Georg Simmel, Philosophie des Geldes (2009/1900)
1. halb voll, halb leer?
2. ,objektive‛ Kultur
In den letzten zwei Blogposts setze ich das Thema, um das es in meinem Blogpost vom 3. November geht, fort und beende damit zugleich die Anfang Oktober begonnene Postreihe zu Simmels „Philosophie des Geldes“.
Im zweiten Abschnitt des fünften Kapitels geht Simmel auf die mit der Geldwirtschaft aufkommenden Entfremdungsphänomene ein; allerdings ohne auch hier ein einziges Mal den Begriff der Entfremdung zu erwähnen. (Vgl. Simmel 2009, S.628ff.) Simmel beschränkt sich darauf, diese Entfremdungsphänomene nüchtern als etwas zu beschreiben, das notwendigerweise zu einer Geldwirtschaft gehört, wie die eine Seite einer Medaille, die auch eine andere Seite hat, und es komme eben nur auf den Standpunkt an, den man einnimmt, ob man also den positiven Aspekt der durch das Geld ermöglichten Befreiung fokussiert oder den negativen Aspekt der mit dieser Befreiung einhergehenden Entwertung der Person, ihre „Unterwerfung“ unter ein rationales Kalkül.

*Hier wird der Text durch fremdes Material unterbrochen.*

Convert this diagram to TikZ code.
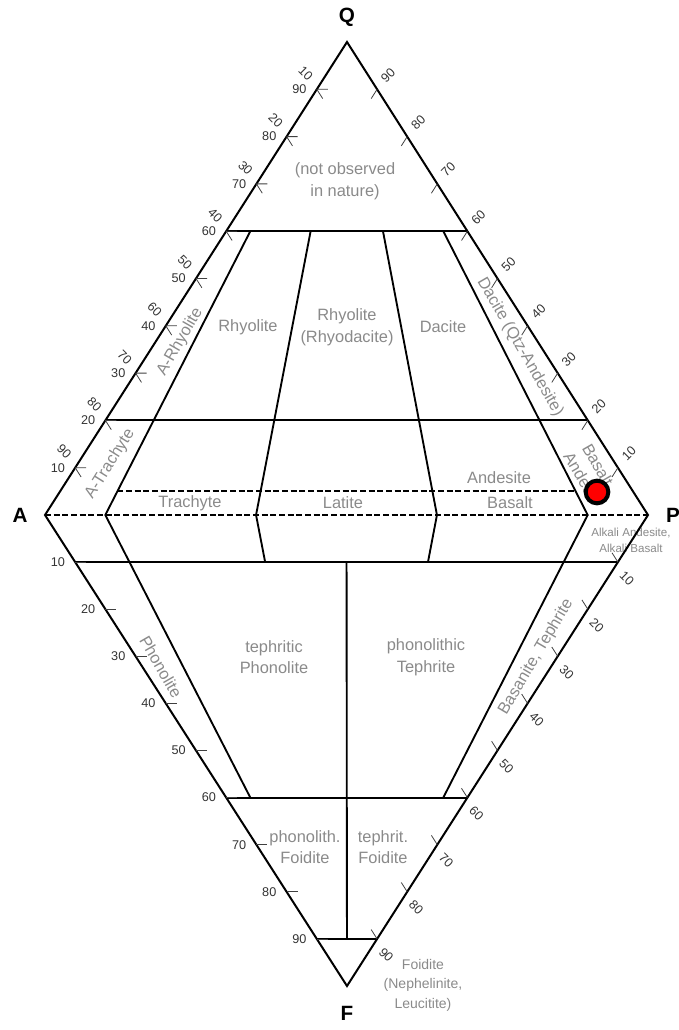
\documentclass[tikz,border=0pt]{standalone}
\usepackage{fontspec}
\setmainfont{Liberation Sans}
\usetikzlibrary{calc}
\definecolor{rockgray}{RGB}{138,138,138}
\definecolor{redpt}{RGB}{255,0,0}
\tikzset{
  frame/.style={line width=1.5pt, line join=miter},
  fieldline/.style={line width=1.4pt},
  dashline/.style={line width=1.3pt, dash pattern=on 4.5pt off 2pt},
  tickline/.style={line width=0.6pt, black!75},
  corner/.style={font=\bfseries\fontsize{15.5}{18}\selectfont, inner sep=0pt},
  rock/.style={text=rockgray, font=\fontsize{12.3}{16.3}\selectfont, align=center, inner sep=0pt},
  smallrock/.style={rock, font=\fontsize{10.5}{14.6}\selectfont},
  tinyrock/.style={rock, font=\fontsize{8.7}{12}\selectfont},
  axnum/.style={text=black!80, font=\fontsize{9.5}{11}\selectfont, inner sep=0pt},
  sample/.style={circle, draw=black, fill=redpt, line width=3pt, minimum size=17pt, inner sep=0pt}
}

\begin{document}
\begin{tikzpicture}[x=0.75pt, y=-0.75pt]
  \useasboundingbox (0,0) rectangle (678,1030);
  % corners of the QAPF double triangle
  \coordinate (Q) at (347,42);
  \coordinate (A) at (45,515);
  \coordinate (P) at (648,515);
  \coordinate (F) at (347,986);

  % field boundary points (Q/F fraction, P/(A+P) ratio)
  \coordinate (q60a) at (barycentric cs:Q=.6,A=.4);
  \coordinate (q60p) at (barycentric cs:Q=.6,P=.4);
  \coordinate (q20a) at (barycentric cs:Q=.2,A=.8);
  \coordinate (q20p) at (barycentric cs:Q=.2,P=.8);
  \coordinate (q60r10) at (barycentric cs:Q=.6,A=.36,P=.04);
  \coordinate (q60r35) at (barycentric cs:Q=.6,A=.26,P=.14);
  \coordinate (q60r65) at (barycentric cs:Q=.6,A=.14,P=.26);
  \coordinate (q60r90) at (barycentric cs:Q=.6,A=.04,P=.36);
  \coordinate (q20r90) at (barycentric cs:Q=.2,A=.08,P=.72);
  \coordinate (q0r10) at (barycentric cs:A=.9,P=.1);
  \coordinate (q0r35) at (barycentric cs:A=.65,P=.35);
  \coordinate (q0r65) at (barycentric cs:A=.35,P=.65);
  \coordinate (q0r90) at (barycentric cs:A=.1,P=.9);
  \coordinate (q05r10) at (barycentric cs:Q=.05,A=.855,P=.095);
  \coordinate (q05r90) at (barycentric cs:Q=.05,A=.095,P=.855);
  \coordinate (q05p) at (barycentric cs:Q=.05,P=.95);
  \coordinate (f10a) at (barycentric cs:F=.1,A=.9);
  \coordinate (f10p) at (barycentric cs:F=.1,P=.9);
  \coordinate (f10r35) at (barycentric cs:F=.1,A=.585,P=.315);
  \coordinate (f10r65) at (barycentric cs:F=.1,A=.315,P=.585);
  \coordinate (f10m) at (barycentric cs:F=.1,A=.45,P=.45);
  \coordinate (f60a) at (barycentric cs:F=.6,A=.4);
  \coordinate (f60p) at (barycentric cs:F=.6,P=.4);
  \coordinate (f60r10) at (barycentric cs:F=.6,A=.36,P=.04);
  \coordinate (f60r90) at (barycentric cs:F=.6,A=.04,P=.36);
  \coordinate (f90a) at (barycentric cs:F=.9,A=.1);
  \coordinate (f90p) at (barycentric cs:F=.9,P=.1);
  \coordinate (f90m) at (barycentric cs:F=.9,A=.05,P=.05);

  % rock names
  \node[rock] (notobs) at (345,181) {(not observed\\in nature)};
  \node[rock] (rhy) at (248,327) {Rhyolite};
  \node[rock] (rhyd) at (347,327) {Rhyolite\\(Rhyodacite)};
  \node[rock] (dac) at (443,327) {Dacite};
  \node[rock, rotate=60] (arhy) at (180,342) {A-Rhyolite};
  \node[rock, rotate=58] (atra) at (110,464) {A-Trachyte};
  \node[rock, rotate=-60] (dacq) at (520,347) {Dacite (Qtz-Andesite)};
  \node[rock] (tra) at (190,503) {Trachyte};
  \node[rock] (lat) at (343,503) {Latite};
  \node[rock] (and) at (499,478) {Andesite};
  \node[rock] (bas) at (510,503) {Basalt};
  \begin{scope}
    \clip (q20r90) -- (q20p) -- (q05p) -- (q05r90) -- cycle;
    \node[rock, rotate=-60] (bandand) at (584,481) {Andesite};
    \node[rock, rotate=-60] (bandbas) at (598,465) {Basalt};
  \end{scope}
  \node[tinyrock] (alk) at (631,540) {Alkali Andesite,\\Alkali Basalt};
  \node[rock, rotate=-60] (pho) at (161,667) {Phonolite};
  \node[rock] (tpho) at (274,657) {tephritic\\Phonolite};
  \node[rock] (ptep) at (426,657) {phonolithic\\Tephrite};
  \node[rock, rotate=59.5] (bast) at (536,657) {Basanite, Tephrite};
  \node[rock] (pfoi) at (305,847) {phonolith.\\Foidite};
  \node[rock] (tfoi) at (383,847) {tephrit.\\Foidite};
  \node[smallrock] (foi) at (423,985) {Foidite\\(Nephelinite,\\Leucitite)};

  % outline and field boundaries
  \draw[frame] (Q) -- (A) -- (F) -- (P) -- cycle;
  \draw[dashline] (A) -- (P);
  \draw[dashline] (q05r10) -- (q05r90);
  \draw[fieldline] (q60a) -- (q60p) (q20a) -- (q20p);
  \draw[fieldline] (f10a) -- (f10p) (f60a) -- (f60p) (f90a) -- (f90p);
  \draw[fieldline] (q60r10) -- (q0r10) -- (f60r10);
  \draw[fieldline] (q60r35) -- (q0r35) -- (f10r35);
  \draw[fieldline] (q60r65) -- (q0r65) -- (f10r65);
  \draw[fieldline] (q60r90) -- (q0r90) -- (f60r90);
  \draw[fieldline] (f10m) -- (f90m);

  % scale ticks and numbers
  \foreach \v in {1,...,9}{
    \pgfmathtruncatemacro\qv{10*\v}
    \pgfmathtruncatemacro\av{100-10*\v}
    \coordinate (ul) at ($(A)!\v/10!(Q)$);
    \coordinate (ur) at ($(P)!\v/10!(Q)$);
    \coordinate (ll) at ($(A)!\v/10!(F)$);
    \coordinate (lr) at ($(P)!\v/10!(F)$);
    \draw[tickline] (ul) -- +(11,0) (ul) -- +(5.9,9.3);
    \draw[tickline] (ur) -- +(-5.9,9.3);
    \draw[tickline] (ll) -- +(11,0);
    \draw[tickline] (lr) -- +(-5.9,-9.3);
    \node[axnum, anchor=east] at ($(ul)+(-10,0)$) {\qv};
    \node[axnum, rotate=-45] at ($(ul)+(-11,-16)$) {\av};
    \node[axnum, rotate=45] at ($(ur)+(11,-14)$) {\qv};
    \node[axnum, anchor=east] at ($(ll)+(-10,0)$) {\qv};
    \node[axnum, rotate=-45] at ($(lr)+(9,16)$) {\qv};
  }

  % corner letters
  \node[corner] (lQ) at ($(Q)+(0,-25)$) {Q};
  \node[corner] (lA) at ($(A)+(-25,0)$) {A};
  \node[corner] (lP) at ($(P)+(25,0)$) {P};
  \node[corner] (lF) at ($(F)+(0,27)$) {F};

  % sample point
  \node[sample] (dot) at (597,492) {};
\end{tikzpicture}
\end{document}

Simmel steht jedenfalls eindeutig auf der Seite derer, die das Glas für halb voll halten und nicht für halb leer, auch wenn er diese Ambivalenzen der Geldwirtschaft detailliert und zutreffend beschreibt: „Die historischen Konstellationen, die innerlich von diesem Sinne“, nämlich als Ambivalenzen, „getragen werden, lassen sich in einer aufsteigenden Reihe ordnen, in der jedes Glied, je nach den sonstigen Verhältnissen der Elemente, ebenso deren Freiheit wie deren Unterdrückung Raum gibt.“ (Simmel 2009, S.630)

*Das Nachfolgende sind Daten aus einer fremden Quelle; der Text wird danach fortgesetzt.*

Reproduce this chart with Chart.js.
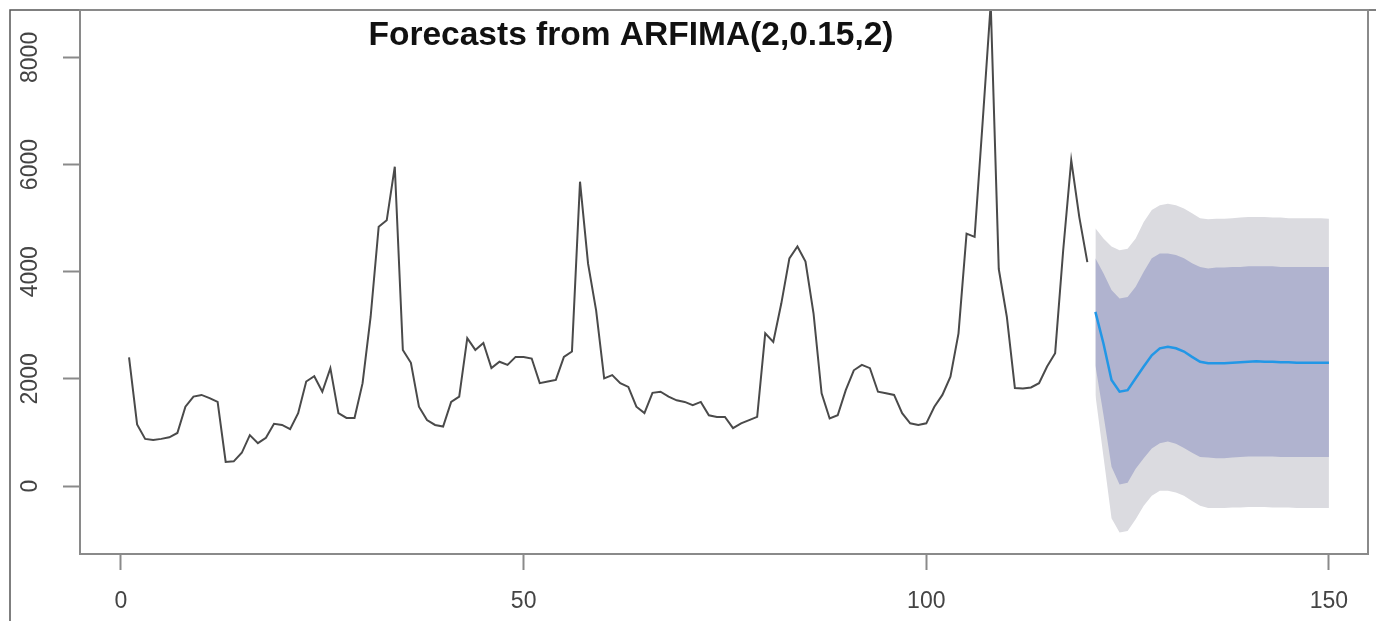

Es kommt Simmel an keiner Stelle in den Sinn, diese Geldwirtschaft, auch nicht in ihrer kapitalistischen Form, in Frage zu stellen. Die wirklichen Nöte des Proletariats kommen gar nicht in den Blick. Dafür interessiert er sich ausführlich für die „Langeweile“ eines ehemaligen Bauern, eines Rentners und eines pensionierten Beamten, die mit ihrem Leben nichts mehr anzufangen wissen. (Vgl. Simmel 2009, S.640f.) Eingeleitet werden die entsprechenden Betrachtungen mit einer Textstelle, die den Rahmen beschreibt, in dem Simmel die Entfremdung thematisiert. Diese Textstelle beginnt mit dem bedauernswerten Bauern, den man nicht etwa seines Landes enteignet, sondern es ihm abgekauft hat:
„So ordnet sich die ungeheure Gefahr, die die Zugeldesetzung für den Bauern bedeutete, einem allgemeinen System der menschlichen Freiheit ein. Allerdings war es Freiheit, was er gewann; aber nur Freiheit von etwas, nicht Freiheit zu etwas; allerdings Freiheit zu allem ‒ weil sie eben bloß negativ war ‒, tatsächlich aber eben deshalb ohne jede Direktive, ohne jeden bestimmten und bestimmenden Inhalt und deshalb zu jener Leerheit und Haltlosigkeit disponierend, die jedem zufälligen, launenhaften, verführerischen Impuls Ausbreitung ohne Widerstand gestattete ‒ entsprechend dem Schicksal des ungefestigten Menschen, der seine Götter dahingegeben hat und dessen so gewonnene ,Freiheit‛ nur den Raum gibt, jeden beliebigen Augenblickswert zum Götzen aufwachsen zu lassen.“ (Simmel 2009, S.640)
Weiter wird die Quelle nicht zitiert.